Em todas as culturas o nascimento de um menino era motivo de festa. Ao redor deste fato há uma infinidade de costumes populares. Enterrar a placenta num terreno de cultivo para pedir a Deus fertilidade, ou jogar nos sulcos gotas de leite da mãe recém-parida para que houvesse boa colheita, são alguns dos muitos ritos que acompanham o acontecimento do parto em alguns povos. O Natal, festa mais profundamente arraigada na tradição cristã, deve procurar raízes populares profundas, se quiser se aproximar das origens de Jesus. O consumo desmedido e artificial, o desperdício que costuma acontecer nesses dias, pouco ou nada tem a ver com o nascimento daquele menino, rodeado sim de muita alegria e muita festa, mas de nenhum luxo supérfluo.

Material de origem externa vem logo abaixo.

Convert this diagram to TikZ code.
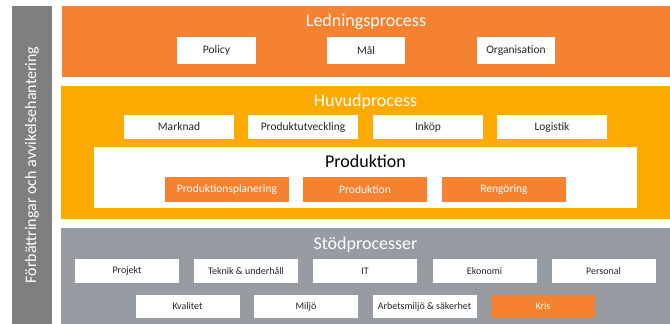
\documentclass[tikz,border=0pt]{standalone}
\usepackage{fontspec}
\setmainfont{Carlito}
\definecolor{ledorange}{RGB}{244,130,48}
\definecolor{huvudamber}{RGB}{255,170,0}
\definecolor{stodgray}{RGB}{150,156,161}
\definecolor{bargray}{RGB}{127,127,127}
\tikzset{
  panel/.style={inner sep=0pt, draw=none},
  title/.style={anchor=base, text=white, font=\fontsize{18}{20}\selectfont},
  whitebox/.style={fill=white, text=black!85, inner sep=0pt},
  orangebox/.style={fill=ledorange, text=white, inner sep=0pt},
}
\begin{document}
\begin{tikzpicture}[x=1pt, y=-1pt]

    \useasboundingbox (0,0) rectangle (670,324);

    %% Left bar
    \node[panel, fill=bargray, minimum width=40, minimum height=318] (forbattring) at (32,165) {};
    \node[rotate=90, text=white, font=\fontsize{16}{18}\selectfont] at (forbattring) {Förbättringar och avvikelsehantering};

    %% Ledningsprocess
    \node[panel, fill=ledorange, minimum width=608, minimum height=71] (ledning) at (366,41.5) {};
    \node[title] (ledningtitle) at (366,27) {Ledningsprocess};
    \node[whitebox, minimum width=79, minimum height=27, font=\fontsize{11.5}{13}\selectfont] (policy) at (216.5,50.5) {Policy};
    \node[whitebox, minimum width=78, minimum height=27, font=\fontsize{11.5}{13}\selectfont] (mal) at (366,50.5) {Mål};
    \node[whitebox, minimum width=78, minimum height=27, font=\fontsize{11.5}{13}\selectfont] (organisation) at (516,50.5) {Organisation};

    %% Huvudprocess
    \node[panel, fill=huvudamber, minimum width=609, minimum height=133] (huvud) at (365.5,152.5) {};
    \node[title] (huvudtitle) at (365.5,106) {Huvudprocess};
    \node[whitebox, minimum width=110, minimum height=24, font=\fontsize{11.5}{13}\selectfont] (marknad) at (179,127) {Marknad};
    \node[whitebox, minimum width=110, minimum height=24, font=\fontsize{11.5}{13}\selectfont] (produktutv) at (303,127) {Produktutveckling};
    \node[whitebox, minimum width=110, minimum height=24, font=\fontsize{11.5}{13}\selectfont] (inkop) at (428,127) {Inköp};
    \node[whitebox, minimum width=110, minimum height=24, font=\fontsize{11.5}{13}\selectfont] (logistik) at (552,127) {Logistik};

    % Produktion
    \node[whitebox, minimum width=543, minimum height=61] (produktion) at (365.5,177.5) {};
    \node[title, text=black] (produktiontitle) at (365.5,167) {Produktion};
    \node[orangebox, minimum width=124, minimum height=25, font=\fontsize{11.5}{13}\selectfont] (planering) at (227,189.5) {Produktionsplanering};
    \node[orangebox, minimum width=124, minimum height=25, font=\fontsize{11.5}{13}\selectfont] (prod) at (365,189.5) {Produktion};
    \node[orangebox, minimum width=124, minimum height=25, font=\fontsize{11.5}{13}\selectfont] (rengoring) at (504,189.5) {Rengöring};

    %% Stödprocesser
    \node[panel, fill=stodgray, minimum width=609, minimum height=96] (stod) at (365.5,276) {};
    \node[title] (stodtitle) at (365.5,249) {Stödprocesser};
    \node[whitebox, minimum width=104, minimum height=24, font=\fontsize{10}{12}\selectfont] (projekt) at (127,271) {Projekt};
    \node[whitebox, minimum width=104, minimum height=24, font=\fontsize{10}{12}\selectfont] (teknik) at (246,271) {Teknik \& underhåll};
    \node[whitebox, minimum width=104, minimum height=24, font=\fontsize{10}{12}\selectfont] (it) at (365,271) {IT};
    \node[whitebox, minimum width=104, minimum height=24, font=\fontsize{10}{12}\selectfont] (ekonomi) at (484.5,271) {Ekonomi};
    \node[whitebox, minimum width=104, minimum height=24, font=\fontsize{10}{12}\selectfont] (personal) at (603.5,271) {Personal};
    \node[whitebox, minimum width=104, minimum height=23, font=\fontsize{10}{12}\selectfont] (kvalitet) at (187.5,306.5) {Kvalitet};
    \node[whitebox, minimum width=104, minimum height=23, font=\fontsize{10}{12}\selectfont] (miljo) at (306,306.5) {Miljö};
    \node[whitebox, minimum width=104, minimum height=23, font=\fontsize{10}{12}\selectfont] (arbetsmiljo) at (424.5,306.5) {Arbetsmiljö \& säkerhet};
    \node[orangebox, minimum width=104, minimum height=23, font=\fontsize{10}{12}\selectfont] (kris) at (543,306.5) {Kris};

\end{tikzpicture}
\end{document}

Lucas põe na boca dos anjos um anúncio que é canto da aclamação tradicional entre os cristãos: “Glória a Deus no céu e paz na terra aos homens que ele tanto ama”. Isto é em síntese o que significa o nascimento de Jesus para a humanidade. A “glória” de Deus ao longo da Bíblia é a revelação de sua autoridade, de sua santidade. Neste menino pobre, nascido como tantos outros, no meio de um grupo de conterrâneos alegres, está toda a glória de Deus, sua revelação definitiva. A partir de agora é aí, no meio do povo, que se deve buscar a Deus, porque ele quis revelar-se aí. O nascimento de Jesus também significa “paz”. A paz (“shalon”, em hebraico) tinha, por exemplo, 25 formas de ser traduzida ao grego. Paz é saúde, salvação, alegria, vida feliz, digna, vida íntegra, plena. Bem estar, prosperidade material e espiritual para cada um e para a comunidade. Tudo isso é o que vem anunciar aquele menino nascido em uma gruta de ovelhas, a quem os pastores de Belém festejaram com tanta alegria.